The country road unfurls through a misty landscape of giant trees and meadows dotted with grazing deer. Vines appear to one side, and then a weathered old barn in a grove of redwoods.
A glimpse of stacked wooden barrels through the open barn doors tells you the place is a winery, and a small sign invites you to come in and taste. Accept the invitation and you may well encounter world-class wines, especially Chardonnay and Pinot Noir.
The scene is typical of Sonoma County's wine country. There are lots of enticing back roads with tasting adventures just around the next bend. I've described Westside Road in the Russian River Valley, but there are many similar scenes in Alexander Valley, Dry Creek Valley, Sonoma Valley and half a dozen or so other wine enclaves within the Sonoma County lines. I think of them fondly when I'm stuck in Napa Valley traffic, bathed in the fumes of a tour bus waiting to turn into a winery-cum-theme park.
Napa County is gorgeous too, of course.
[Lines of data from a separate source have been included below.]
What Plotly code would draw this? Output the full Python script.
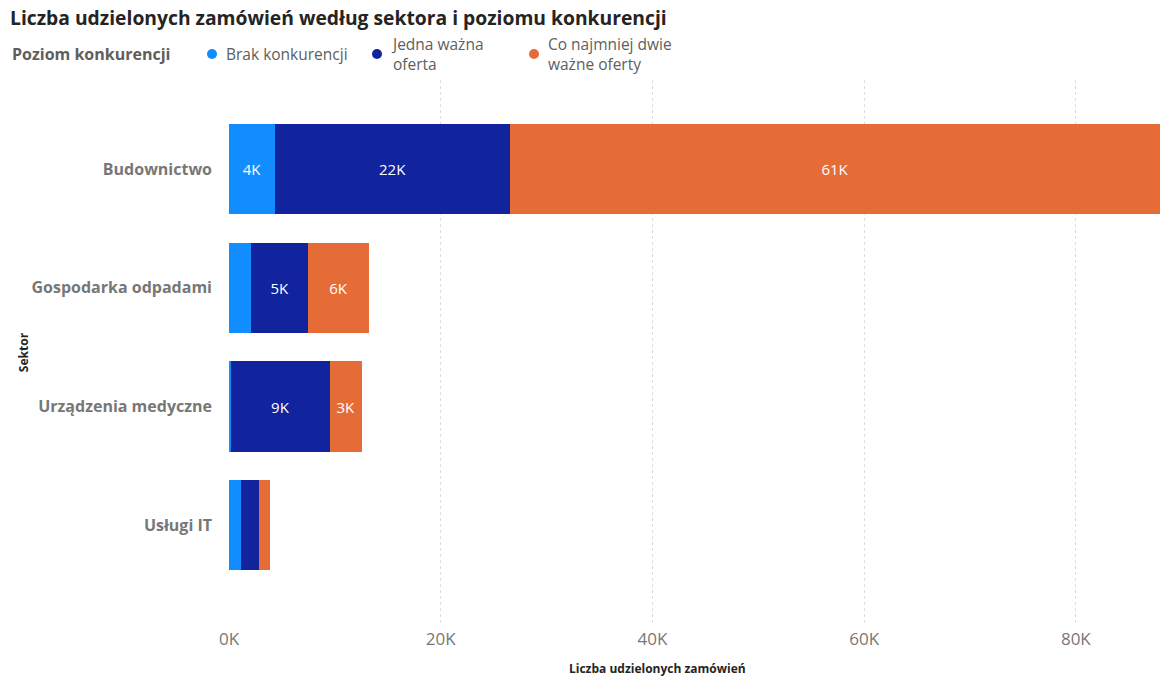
import plotly.graph_objects as go

sectors = ["Budownictwo", "Gospodarka odpadami", "Urządzenia medyczne", "Usługi IT"]
series_names = ["Brak konkurencji", "Jedna ważna<br>oferta", "Co najmniej dwie<br>ważne oferty"]
brak = [4350, 2100, 200, 1100]
jedna = [22200, 5400, 9300, 1700]
dwie = [61400, 5700, 3050, 1050]
colors = ["#118DFF", "#12239E", "#E66C37"]
xtick_vals = [0, 20000, 40000, 60000, 80000]
xtick_text = ["0K", "20K", "40K", "60K", "80K"]
legend_title = "Poziom konkurencji"

FONT = "Open Sans"
W, H = 1161, 680
L, R, T, B = 229, 1, 80, 55
LEG_MARKER_X = [212, 377, 534]   # legend layout (pixels)
LEG_Y = 54


def labels(vals):
    return [f"{round(v/1000)}K" if v >= 2500 else "" for v in vals]


fig = go.Figure()
for name, vals, col in zip(series_names, [brak, jedna, dwie], colors):
    fig.add_trace(go.Bar(
        y=sectors, x=vals, orientation="h", name=name.replace("<br>", " "),
        marker=dict(color=col, line=dict(width=0)),
        text=labels(vals), textposition="inside", insidetextanchor="middle",
        textfont=dict(color="white", size=15, family=FONT),
        showlegend=False, hoverinfo="x+y",
    ))

totals = [a + b + c for a, b, c in zip(brak, jedna, dwie)]

# legend built from annotations + circle shapes (container pixel positions)
annotations = [dict(text=f"<b>{legend_title}</b>", xref="paper", yref="paper",
                    x=(10 - L) / (W - L - R), y=1 + (T - LEG_Y) / (H - T - B),
                    xanchor="left", yanchor="middle", showarrow=False,
                    font=dict(size=16, color="#605E5C", family=FONT))]
shapes = []
for name, col, mx in zip(series_names, colors, LEG_MARKER_X):
    xp = (mx - L) / (W - L - R)
    yp = 1 + (T - LEG_Y) / (H - T - B)
    shapes.append(dict(type="circle", xref="paper", yref="paper", xsizemode="pixel", ysizemode="pixel",
                       xanchor=xp, yanchor=yp, x0=-5, x1=5, y0=-5, y1=5,
                       fillcolor=col, line=dict(width=0)))
    annotations.append(dict(text=name, xref="paper", yref="paper",
                            x=(mx + 12 - L) / (W - L - R), y=yp,
                            xanchor="left", yanchor="middle", align="left", showarrow=False,
                            font=dict(size=15.5, color="#605E5C", family=FONT)))

annotations.append(dict(text="<b>Liczba udzielonych zamówień</b>",
                        xref="paper", yref="paper",
                        x=(657 - L) / (W - L - R), y=-(668 - (H - B)) / (H - T - B),
                        xanchor="center", yanchor="middle", showarrow=False,
                        font=dict(size=12, color="#252423", family=FONT)))

fig.update_layout(
    width=W, height=H,
    barmode="stack", bargap=0.24,
    paper_bgcolor="white", plot_bgcolor="white",
    margin=dict(l=L, r=R, t=T, b=B),
    font=dict(family=FONT, color="#666666"),
    showlegend=False,
    title=dict(text="<b>Liczba udzielonych zamówień według sektora i poziomu konkurencji</b>",
               x=10 / W, xanchor="left", xref="container",
               y=1 - 18 / H, yanchor="middle", yref="container",
               font=dict(size=19.3, color="#252423", family=FONT)),
    xaxis=dict(range=[0, max(totals)], tickvals=xtick_vals, ticktext=xtick_text,
               showgrid=True, gridcolor="#DDDDDD", griddash="dot", gridwidth=1,
               zeroline=False, showline=False,
               tickfont=dict(size=17, color="#777777", family=FONT), ticklabelstandoff=2),
    yaxis=dict(categoryorder="array", categoryarray=sectors, range=[3.84, -0.75],
               showgrid=False, zeroline=False, showline=False,
               tickfont=dict(size=16, color="#777777", family=FONT, weight="bold"),
               ticklabelstandoff=16,
               title=dict(text="<b>Sektor</b>", font=dict(size=12, color="#252423"), standoff=0)),
    annotations=annotations,
    shapes=shapes,
)

fig.write_html("out.html")
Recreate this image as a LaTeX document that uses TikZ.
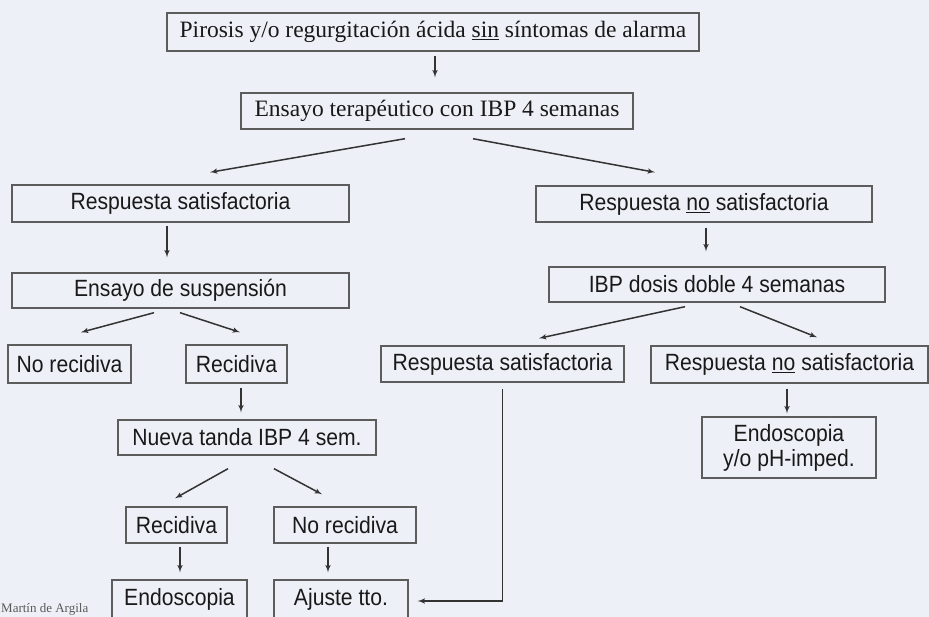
\documentclass[tikz,border=0pt]{standalone}
\usepackage{fontspec}
\setmainfont{Liberation Serif}
\setsansfont{Liberation Sans}[FakeStretch=0.9]
\usetikzlibrary{shapes,arrows}
\usetikzlibrary{calc}
\definecolor{fondo}{HTML}{EDF0F7}
\definecolor{borde}{HTML}{5C5C5C}
\definecolor{flecha}{HTML}{333333}
\tikzstyle{line} = [draw=flecha, -latex', line width=1.5pt]
\tikzstyle{caja} = [draw=borde, line width=1.4pt, rectangle, inner sep=0pt, text=black!90, font=\sffamily\fontsize{23.5}{25}\selectfont]
\tikzstyle{cajaserif} = [caja, font=\rmfamily\fontsize{23.5}{28}\selectfont]

\begin{document}
\begin{tikzpicture} [x=1pt, y=-1pt]

        \useasboundingbox (0,0) rectangle (929,617);
        \clip (0,0) rectangle (929,617);
        \fill[fondo] (0,0) rectangle (929,617);

        \node[cajaserif, minimum width=532pt, minimum height=38pt] (pirosis) at (433,32) {Pirosis y/o regurgitación ácida \underline{sin} síntomas de alarma};
        \node[cajaserif, minimum width=392pt, minimum height=36pt] (ensayo) at (437,111) {Ensayo terapéutico con IBP 4 semanas};
        \node[caja, minimum width=337pt, minimum height=37pt] (satis) at (180.5,203.5) {Respuesta satisfactoria};
        \node[caja, minimum width=336pt, minimum height=36pt] (nosatis) at (704,204) {Respuesta \underline{no} satisfactoria};
        \node[caja, minimum width=337pt, minimum height=35pt] (suspension) at (180.5,290.5) {Ensayo de suspensión};
        \node[caja, minimum width=336pt, minimum height=35pt] (doble) at (717,284.5) {IBP dosis doble 4 semanas};
        \node[caja, minimum width=123pt, minimum height=38pt] (norecid) at (69.5,364) {No recidiva};
        \node[caja, minimum width=101pt, minimum height=38pt] (recid) at (236.5,364) {Recidiva};
        \node[caja, minimum width=243pt, minimum height=36pt] (satisdos) at (502.5,364) {Respuesta satisfactoria};
        \node[caja, minimum width=277pt, minimum height=37pt] (nosatisdos) at (789.5,364.5) {Respuesta \underline{no} satisfactoria};
        \node[caja, minimum width=174pt, minimum height=61pt, align=center] (endosph) at (789,447.5) {Endoscopia\\y/o pH-imped.};
        \node[caja, minimum width=258pt, minimum height=35pt] (nueva) at (247,437.5) {Nueva tanda IBP 4 sem.};
        \node[caja, minimum width=101pt, minimum height=36pt] (recidos) at (176.5,525) {Recidiva};
        \node[caja, minimum width=142pt, minimum height=36pt] (norecidos) at (345,525) {No recidiva};
        \node[caja, minimum width=135pt, minimum height=38pt] (endos) at (179.5,599) {Endoscopia};
        \node[caja, minimum width=134pt, minimum height=38pt] (ajuste) at (341,599) {Ajuste tto.};
        \node[anchor=base west, inner sep=0pt, text=black!65, font=\rmfamily\fontsize{13}{15}\selectfont] (autor) at (1,612) {Martín de Argila};

        \path [line] ($(pirosis.south)+(2,4)$) -- ($(ensayo.north)+(-2,-15)$);
        \path [line] ($(ensayo.south)+(-32,9)$) -- ($(satis.north)+(29.5,-12)$);
        \path [line] ($(ensayo.south)+(36,9)$) -- ($(nosatis.north)+(-49,-13)$);
        \path [line] ($(satis.south)+(-13.5,3)$) -- ($(suspension.north)+(-13.5,-15)$);
        \path [line] ($(nosatis.south)+(2,5)$) -- ($(doble.north)+(-11,-15)$);
        \path [line] ($(suspension.south)+(-26.5,4)$) -- ($(norecid.north)+(11.5,-12)$);
        \path [line] ($(suspension.south)+(-0.5,4)$) -- ($(recid.north)+(3.5,-12)$);
        \path [line] ($(doble.south)+(-32,4)$) -- ($(satisdos.north)+(36.5,-7)$);
        \path [line] ($(doble.south)+(23,4)$) -- ($(nosatisdos.north)+(27.5,-8)$);
        \path [line] ($(recid.south)+(4.5,4)$) -- ($(nueva.north)+(-6,-7)$);
        \path [line] ($(nosatisdos.south)+(-2.5,5)$) -- ($(endosph.north)+(-2,-3)$);
        \path [line] ($(nueva.south)+(-19,13)$) -- ($(recidos.north)+(-1.5,-8)$);
        \path [line] ($(nueva.south)+(27,13)$) -- ($(norecidos.north)+(-23,-12)$);
        \path [line] ($(recidos.south)+(3.5,3)$) -- ($(endos.north)+(0.5,-7)$);
        \path [line] ($(norecidos.south)+(-17,3)$) -- ($(ajuste.north)+(-13,-7)$);
        \path [line] ($(satisdos.south)+(0,6)$) |- ($(ajuste.east)+(9,2)$);

\end{tikzpicture}
\end{document}
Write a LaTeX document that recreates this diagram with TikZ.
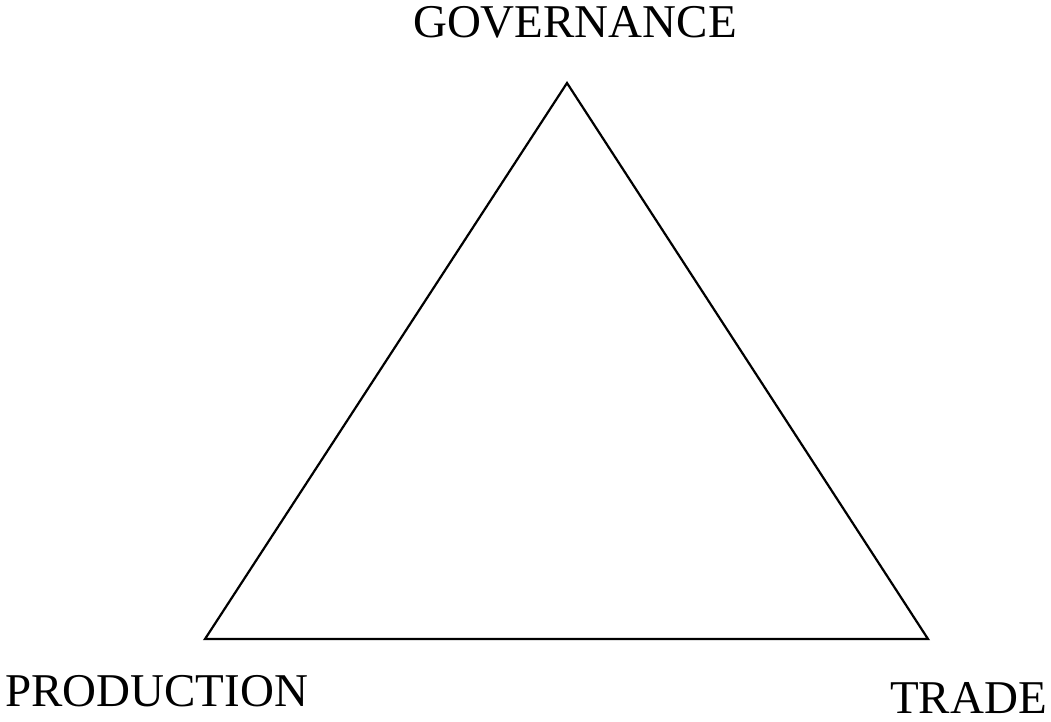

But its self-consciously glamorous sensibility, evoking Bordeaux, is quite different from Sonoma County's earthier, more Burgundian farm-country feel.
Next-door neighbors across a craggy fence called the Mayacamas Range, Napa and Sonoma have evolved quite differently in the past few decades. Like its French model, Napa is virtually a wine monoculture: Less than half the size of Sonoma, it has nearly as many acres of wine grapes and almost twice as many wineries. And like Bordeaux, Napa Valley is a magnet for wealthy seekers of a stylized wine country lifestyle. Its chateau-like wineries concentrate mostly on Bordeaux-style wines made primarily from Bordeaux grapes such as Cabernet Sauvignon and Merlot.
By contrast, Sonoma County is a much larger, more diverse region with a decidedly agricultural ambience. Glamorous wineries are few and far between; many facilities are housed in old barns or their modern equivalents. Growers get good prices for their fruit, especially Pinot Noir and old-vine Zinfandel, but nothing near the $20,000 a ton that was the top reported price for Napa Valley Cabernet Sauvignon in 2004.
And while Sonoma's top Pinot producers routinely get $60 a bottle or more, there's nothing on the west side of the Mayacamas to match Napa's $200-a-bottle "cult" Cabernets.
Yet Sonoma's diverse terrains and climates offer excellent places to grow just about any wine grape, and the range and consistent high quality of Sonoma County wines reflect that.